You don't have to sign up. There is a $5 charge, but that includes a cup of coffee. Many times people will stay afterward and eat a waffle.

"It's a casual, relaxed setting and very interactive, and it can be different every time," Jenkins said. "You never know who's going to come in the front door. It's just something I wanted to do. If you help one person it makes a difference."

Wolford and Pick are students at Linganore High School. Wolford took a sign language class there last year and is an aide in the class this year. Pick is taking the class at the high school.

"This is my first time here," Wolford said. "She mentioned it to me while fixing my prom dress. I decided to have some waffles and join in the class."

Jenkins is also a seamstress.

Pick said she was curious about the class and also wanted to eat.

"The waffles were the added thing," she said.

Both have friends who are deaf, and Pick said her boyfriend is fluent in sign language.

Because these two know some sign language, Jenkins just held a conversation with them using sign. She mainly asked them about school.

But for beginners, she uses a sign language book or a blackboard.

Jenkins became involved with the deaf while working on a wedding gown for a bride who was deaf.

When she moved to Frederick from Woodbine in 1984, she decided to take some sign language courses at Frederick Community College.

"I wanted to be able to help deaf people the same way I help hearing people," she said.

She remembers a firefighter who had been called to put out a fire in a bathroom. The woman involved was deaf.

"They had to write notes back and forth and it was a traumatic situation," Jenkins said.

So Jenkins taught him phrases such as "Were there any children in the home?" "Where is the fire?" and "Are you hurt?"

She has elderly people who are losing their hearing take the class. One time a group of homeschoolers were there as part of their language requirement.
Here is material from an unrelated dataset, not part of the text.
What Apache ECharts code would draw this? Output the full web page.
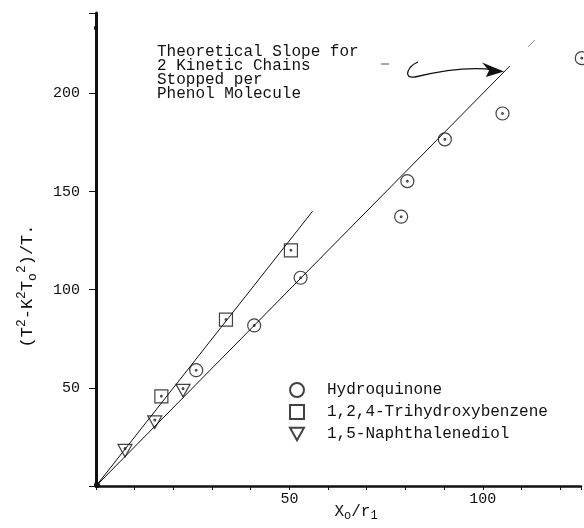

Others may have deaf neighbors or friends.

Sign language has helped her in her business, especially last year when the California School for the Deaf's girls basketball team came in for breakfast.

"I was able to get all of their orders out," she said. "Imagine if I would have had to write everything down and pass notes back and forth."

But her main thing is to get people to learn sign language.

"Even if it doesn't make me any money it doesn't matter," she said. "That's not what the focus is. The focus is having it active in the cafe."